* begin THE RECORDS *

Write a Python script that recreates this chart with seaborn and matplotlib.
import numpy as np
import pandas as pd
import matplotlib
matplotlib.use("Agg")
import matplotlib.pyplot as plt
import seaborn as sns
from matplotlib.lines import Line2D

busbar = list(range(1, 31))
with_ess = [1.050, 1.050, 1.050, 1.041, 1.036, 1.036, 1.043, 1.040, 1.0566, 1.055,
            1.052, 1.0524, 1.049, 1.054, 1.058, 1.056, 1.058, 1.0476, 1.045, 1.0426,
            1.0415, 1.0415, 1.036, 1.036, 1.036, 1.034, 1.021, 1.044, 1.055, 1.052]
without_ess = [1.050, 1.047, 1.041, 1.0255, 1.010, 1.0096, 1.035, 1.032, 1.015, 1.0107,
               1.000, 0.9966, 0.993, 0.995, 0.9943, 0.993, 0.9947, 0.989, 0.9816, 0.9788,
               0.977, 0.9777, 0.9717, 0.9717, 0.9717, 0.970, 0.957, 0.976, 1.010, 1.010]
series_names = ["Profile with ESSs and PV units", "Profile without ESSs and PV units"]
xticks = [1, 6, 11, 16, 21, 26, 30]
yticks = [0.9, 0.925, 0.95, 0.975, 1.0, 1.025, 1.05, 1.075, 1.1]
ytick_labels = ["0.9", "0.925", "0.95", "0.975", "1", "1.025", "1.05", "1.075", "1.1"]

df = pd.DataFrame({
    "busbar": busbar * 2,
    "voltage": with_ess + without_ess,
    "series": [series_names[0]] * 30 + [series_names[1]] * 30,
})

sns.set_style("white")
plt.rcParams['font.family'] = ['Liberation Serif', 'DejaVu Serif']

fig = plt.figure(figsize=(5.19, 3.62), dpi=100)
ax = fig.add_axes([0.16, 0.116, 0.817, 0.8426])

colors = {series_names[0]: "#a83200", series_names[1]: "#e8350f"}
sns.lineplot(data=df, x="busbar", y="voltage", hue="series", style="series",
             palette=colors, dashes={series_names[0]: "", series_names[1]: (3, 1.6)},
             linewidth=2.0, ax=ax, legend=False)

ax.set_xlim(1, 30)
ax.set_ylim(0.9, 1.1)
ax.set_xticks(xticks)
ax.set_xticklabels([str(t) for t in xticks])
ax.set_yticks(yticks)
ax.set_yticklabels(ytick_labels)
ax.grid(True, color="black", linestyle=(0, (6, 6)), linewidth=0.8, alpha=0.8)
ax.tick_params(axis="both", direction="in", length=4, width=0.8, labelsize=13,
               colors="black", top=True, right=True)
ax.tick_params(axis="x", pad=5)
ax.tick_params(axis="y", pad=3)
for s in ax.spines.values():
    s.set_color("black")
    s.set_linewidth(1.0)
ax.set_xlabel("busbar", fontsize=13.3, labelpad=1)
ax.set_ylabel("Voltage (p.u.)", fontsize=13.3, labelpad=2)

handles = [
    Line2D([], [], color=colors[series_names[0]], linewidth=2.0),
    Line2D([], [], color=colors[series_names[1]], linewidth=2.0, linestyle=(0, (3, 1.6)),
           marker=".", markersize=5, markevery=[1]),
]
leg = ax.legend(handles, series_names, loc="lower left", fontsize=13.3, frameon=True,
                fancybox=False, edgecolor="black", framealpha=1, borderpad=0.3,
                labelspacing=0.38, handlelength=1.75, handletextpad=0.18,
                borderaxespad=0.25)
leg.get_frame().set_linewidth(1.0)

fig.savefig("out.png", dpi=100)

* end THE RECORDS *
* begin THE RECORDS *

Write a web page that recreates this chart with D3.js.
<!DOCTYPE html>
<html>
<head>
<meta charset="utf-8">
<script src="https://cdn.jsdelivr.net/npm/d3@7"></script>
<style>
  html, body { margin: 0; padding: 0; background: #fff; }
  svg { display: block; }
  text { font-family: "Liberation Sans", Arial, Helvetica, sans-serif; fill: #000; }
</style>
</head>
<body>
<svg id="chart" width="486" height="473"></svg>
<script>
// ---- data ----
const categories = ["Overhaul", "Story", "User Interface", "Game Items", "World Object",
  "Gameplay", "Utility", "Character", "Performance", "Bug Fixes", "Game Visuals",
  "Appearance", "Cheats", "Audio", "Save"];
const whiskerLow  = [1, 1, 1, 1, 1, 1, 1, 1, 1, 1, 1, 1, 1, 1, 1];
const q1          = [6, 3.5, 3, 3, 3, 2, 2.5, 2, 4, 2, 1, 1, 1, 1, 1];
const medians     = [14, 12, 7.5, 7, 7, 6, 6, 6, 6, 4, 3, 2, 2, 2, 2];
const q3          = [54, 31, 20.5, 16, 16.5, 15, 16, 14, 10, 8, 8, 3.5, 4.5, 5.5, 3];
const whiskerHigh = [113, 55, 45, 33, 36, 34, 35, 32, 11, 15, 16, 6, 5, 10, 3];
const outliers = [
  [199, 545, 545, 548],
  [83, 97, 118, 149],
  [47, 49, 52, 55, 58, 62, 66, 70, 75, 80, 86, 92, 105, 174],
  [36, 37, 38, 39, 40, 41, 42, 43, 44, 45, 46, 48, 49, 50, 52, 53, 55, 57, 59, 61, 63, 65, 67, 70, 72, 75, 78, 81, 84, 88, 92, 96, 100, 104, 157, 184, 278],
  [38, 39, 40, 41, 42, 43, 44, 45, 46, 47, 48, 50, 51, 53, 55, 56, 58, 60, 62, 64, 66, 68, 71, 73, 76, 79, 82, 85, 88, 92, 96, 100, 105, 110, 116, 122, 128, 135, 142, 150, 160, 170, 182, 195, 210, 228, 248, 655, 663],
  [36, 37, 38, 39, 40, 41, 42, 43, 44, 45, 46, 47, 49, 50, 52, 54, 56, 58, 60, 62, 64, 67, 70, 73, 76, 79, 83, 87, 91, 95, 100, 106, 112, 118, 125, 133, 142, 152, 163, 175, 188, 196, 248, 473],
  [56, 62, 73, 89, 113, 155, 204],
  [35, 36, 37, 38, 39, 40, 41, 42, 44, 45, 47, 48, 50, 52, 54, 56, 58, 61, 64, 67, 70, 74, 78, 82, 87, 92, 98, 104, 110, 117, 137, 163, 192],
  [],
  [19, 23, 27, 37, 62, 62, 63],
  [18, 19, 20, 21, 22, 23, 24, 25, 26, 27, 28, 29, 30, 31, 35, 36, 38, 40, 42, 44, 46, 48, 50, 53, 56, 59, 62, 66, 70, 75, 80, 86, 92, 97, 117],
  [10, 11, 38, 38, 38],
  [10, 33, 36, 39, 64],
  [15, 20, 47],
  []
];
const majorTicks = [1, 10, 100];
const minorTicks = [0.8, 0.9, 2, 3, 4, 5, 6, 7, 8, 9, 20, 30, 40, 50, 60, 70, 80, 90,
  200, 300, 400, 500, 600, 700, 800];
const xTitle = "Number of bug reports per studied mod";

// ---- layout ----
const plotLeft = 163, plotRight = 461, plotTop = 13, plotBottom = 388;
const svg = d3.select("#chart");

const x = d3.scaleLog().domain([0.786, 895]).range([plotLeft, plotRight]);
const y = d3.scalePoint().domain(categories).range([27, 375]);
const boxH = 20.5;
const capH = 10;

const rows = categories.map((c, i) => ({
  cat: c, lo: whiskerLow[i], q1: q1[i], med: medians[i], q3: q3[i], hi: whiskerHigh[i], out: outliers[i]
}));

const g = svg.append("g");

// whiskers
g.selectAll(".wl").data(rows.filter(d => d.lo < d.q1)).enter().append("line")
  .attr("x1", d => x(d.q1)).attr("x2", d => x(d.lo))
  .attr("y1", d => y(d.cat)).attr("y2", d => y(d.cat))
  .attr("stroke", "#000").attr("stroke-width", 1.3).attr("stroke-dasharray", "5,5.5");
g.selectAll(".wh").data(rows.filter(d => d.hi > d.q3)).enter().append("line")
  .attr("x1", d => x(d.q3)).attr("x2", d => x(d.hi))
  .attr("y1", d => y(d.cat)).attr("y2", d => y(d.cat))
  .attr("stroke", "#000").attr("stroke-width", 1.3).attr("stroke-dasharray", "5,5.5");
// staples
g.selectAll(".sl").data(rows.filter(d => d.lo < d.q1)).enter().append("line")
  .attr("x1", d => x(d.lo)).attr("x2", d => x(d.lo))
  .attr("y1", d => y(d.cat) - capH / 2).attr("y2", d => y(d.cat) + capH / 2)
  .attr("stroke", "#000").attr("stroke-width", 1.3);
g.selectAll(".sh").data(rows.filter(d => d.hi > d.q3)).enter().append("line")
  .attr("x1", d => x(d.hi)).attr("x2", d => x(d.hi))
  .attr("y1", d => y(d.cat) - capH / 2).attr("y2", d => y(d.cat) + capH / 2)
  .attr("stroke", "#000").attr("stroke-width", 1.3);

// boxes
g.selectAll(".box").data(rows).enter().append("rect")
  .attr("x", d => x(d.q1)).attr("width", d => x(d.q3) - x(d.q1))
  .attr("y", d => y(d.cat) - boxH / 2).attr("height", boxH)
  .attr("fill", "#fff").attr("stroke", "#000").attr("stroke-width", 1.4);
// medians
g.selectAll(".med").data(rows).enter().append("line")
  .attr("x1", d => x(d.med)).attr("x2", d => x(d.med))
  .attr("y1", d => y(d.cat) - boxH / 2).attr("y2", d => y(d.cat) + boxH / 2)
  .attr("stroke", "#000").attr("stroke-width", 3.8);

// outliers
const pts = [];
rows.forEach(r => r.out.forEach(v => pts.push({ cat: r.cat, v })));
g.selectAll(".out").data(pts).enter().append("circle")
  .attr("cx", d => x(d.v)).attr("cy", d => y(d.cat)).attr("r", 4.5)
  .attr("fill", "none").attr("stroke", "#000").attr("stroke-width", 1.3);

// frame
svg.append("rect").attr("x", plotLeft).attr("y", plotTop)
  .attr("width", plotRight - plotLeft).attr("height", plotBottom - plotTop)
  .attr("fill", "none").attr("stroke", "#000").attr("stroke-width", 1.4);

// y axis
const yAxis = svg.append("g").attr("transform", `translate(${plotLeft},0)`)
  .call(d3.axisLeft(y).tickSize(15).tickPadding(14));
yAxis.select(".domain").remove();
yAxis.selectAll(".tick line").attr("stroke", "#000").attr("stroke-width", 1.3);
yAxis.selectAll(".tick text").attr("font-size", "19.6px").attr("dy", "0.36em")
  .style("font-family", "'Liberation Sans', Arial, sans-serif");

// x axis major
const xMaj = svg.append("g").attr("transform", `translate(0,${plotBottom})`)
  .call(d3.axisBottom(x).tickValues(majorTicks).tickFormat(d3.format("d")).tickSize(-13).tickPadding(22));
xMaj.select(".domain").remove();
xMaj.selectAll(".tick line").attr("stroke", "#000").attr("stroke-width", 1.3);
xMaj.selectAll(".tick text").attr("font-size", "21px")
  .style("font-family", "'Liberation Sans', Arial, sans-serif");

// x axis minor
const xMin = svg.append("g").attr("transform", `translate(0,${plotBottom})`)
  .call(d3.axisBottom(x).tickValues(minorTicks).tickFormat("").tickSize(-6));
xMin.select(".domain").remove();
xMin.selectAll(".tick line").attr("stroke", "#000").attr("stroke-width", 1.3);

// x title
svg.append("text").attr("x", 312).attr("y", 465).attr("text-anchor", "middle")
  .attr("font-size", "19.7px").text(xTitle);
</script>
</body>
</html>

* end THE RECORDS *
* begin THE RECORDS *

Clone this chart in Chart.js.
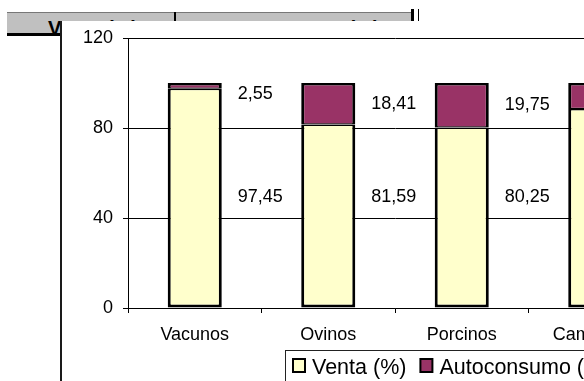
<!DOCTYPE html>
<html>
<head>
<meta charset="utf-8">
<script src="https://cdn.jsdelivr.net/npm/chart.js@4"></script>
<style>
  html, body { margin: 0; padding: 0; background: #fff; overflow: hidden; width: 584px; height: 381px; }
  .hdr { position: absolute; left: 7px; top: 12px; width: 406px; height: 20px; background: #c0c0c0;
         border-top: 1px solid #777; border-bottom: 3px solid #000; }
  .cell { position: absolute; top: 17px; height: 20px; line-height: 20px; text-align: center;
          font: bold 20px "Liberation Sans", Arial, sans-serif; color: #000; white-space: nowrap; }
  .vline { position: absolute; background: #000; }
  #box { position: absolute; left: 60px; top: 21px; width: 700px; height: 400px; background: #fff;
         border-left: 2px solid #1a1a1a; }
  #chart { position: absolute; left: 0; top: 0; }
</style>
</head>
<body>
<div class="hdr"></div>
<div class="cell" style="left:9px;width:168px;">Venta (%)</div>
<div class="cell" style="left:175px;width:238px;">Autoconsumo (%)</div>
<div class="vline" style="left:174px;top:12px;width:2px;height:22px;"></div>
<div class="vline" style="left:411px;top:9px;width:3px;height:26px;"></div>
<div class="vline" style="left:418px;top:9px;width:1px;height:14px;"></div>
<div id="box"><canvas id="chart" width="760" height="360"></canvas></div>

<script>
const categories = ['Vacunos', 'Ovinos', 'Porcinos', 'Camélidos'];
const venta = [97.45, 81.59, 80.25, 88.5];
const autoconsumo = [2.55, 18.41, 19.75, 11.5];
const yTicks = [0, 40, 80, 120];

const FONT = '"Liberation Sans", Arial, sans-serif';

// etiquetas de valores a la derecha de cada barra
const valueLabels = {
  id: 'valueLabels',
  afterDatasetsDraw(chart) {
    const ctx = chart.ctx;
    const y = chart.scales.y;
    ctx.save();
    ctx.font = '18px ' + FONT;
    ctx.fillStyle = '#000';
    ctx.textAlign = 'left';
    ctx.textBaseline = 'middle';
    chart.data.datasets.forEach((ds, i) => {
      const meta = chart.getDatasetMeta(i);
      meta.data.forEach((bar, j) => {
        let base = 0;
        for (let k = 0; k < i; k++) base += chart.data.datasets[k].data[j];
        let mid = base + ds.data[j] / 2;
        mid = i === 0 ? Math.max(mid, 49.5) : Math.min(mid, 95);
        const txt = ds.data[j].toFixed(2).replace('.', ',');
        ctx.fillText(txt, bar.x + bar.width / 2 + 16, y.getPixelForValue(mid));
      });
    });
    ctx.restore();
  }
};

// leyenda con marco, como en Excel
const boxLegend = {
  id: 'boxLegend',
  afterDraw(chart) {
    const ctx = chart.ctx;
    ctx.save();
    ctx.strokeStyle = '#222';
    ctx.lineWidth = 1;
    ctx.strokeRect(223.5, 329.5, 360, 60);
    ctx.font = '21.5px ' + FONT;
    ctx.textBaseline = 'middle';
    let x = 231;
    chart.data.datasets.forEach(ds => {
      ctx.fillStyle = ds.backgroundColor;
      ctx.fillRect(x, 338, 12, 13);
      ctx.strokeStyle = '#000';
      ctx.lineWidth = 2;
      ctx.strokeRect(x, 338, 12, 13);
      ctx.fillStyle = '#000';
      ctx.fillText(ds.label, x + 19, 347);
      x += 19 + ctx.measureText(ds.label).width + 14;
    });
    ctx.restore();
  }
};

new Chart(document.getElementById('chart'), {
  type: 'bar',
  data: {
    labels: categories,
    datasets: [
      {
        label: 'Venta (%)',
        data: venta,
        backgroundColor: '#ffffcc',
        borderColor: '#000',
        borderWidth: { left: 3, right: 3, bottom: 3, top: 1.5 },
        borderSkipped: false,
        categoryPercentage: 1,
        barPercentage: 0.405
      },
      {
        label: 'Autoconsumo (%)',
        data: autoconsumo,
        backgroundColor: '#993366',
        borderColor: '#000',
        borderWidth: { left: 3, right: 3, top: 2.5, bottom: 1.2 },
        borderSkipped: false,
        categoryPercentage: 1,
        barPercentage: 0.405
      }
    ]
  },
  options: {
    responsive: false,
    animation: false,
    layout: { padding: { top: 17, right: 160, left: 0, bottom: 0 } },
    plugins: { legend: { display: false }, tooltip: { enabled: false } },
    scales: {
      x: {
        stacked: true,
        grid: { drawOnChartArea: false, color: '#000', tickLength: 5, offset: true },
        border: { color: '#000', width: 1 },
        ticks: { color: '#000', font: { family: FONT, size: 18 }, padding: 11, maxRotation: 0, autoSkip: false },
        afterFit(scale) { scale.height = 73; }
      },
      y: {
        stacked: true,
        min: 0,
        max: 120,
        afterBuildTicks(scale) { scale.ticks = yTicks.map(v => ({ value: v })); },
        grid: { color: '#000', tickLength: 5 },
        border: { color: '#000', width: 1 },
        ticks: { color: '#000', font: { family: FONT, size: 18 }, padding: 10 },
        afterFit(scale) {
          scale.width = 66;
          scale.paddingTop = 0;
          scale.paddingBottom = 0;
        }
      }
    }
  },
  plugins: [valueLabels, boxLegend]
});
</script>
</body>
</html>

* end THE RECORDS *

* **SET PROBLEM**
Look above for the line containing "Write a Python". Output from there through the line containing "from matplotlib.lines import Line2D", exactly and inclusively.

* **OUTPUT FOR THIS EXERCISE**
Write a Python script that recreates this chart with seaborn and matplotlib.
import numpy as np
import pandas as pd
import matplotlib
matplotlib.use("Agg")
import matplotlib.pyplot as plt
import seaborn as sns
from matplotlib.lines import Line2D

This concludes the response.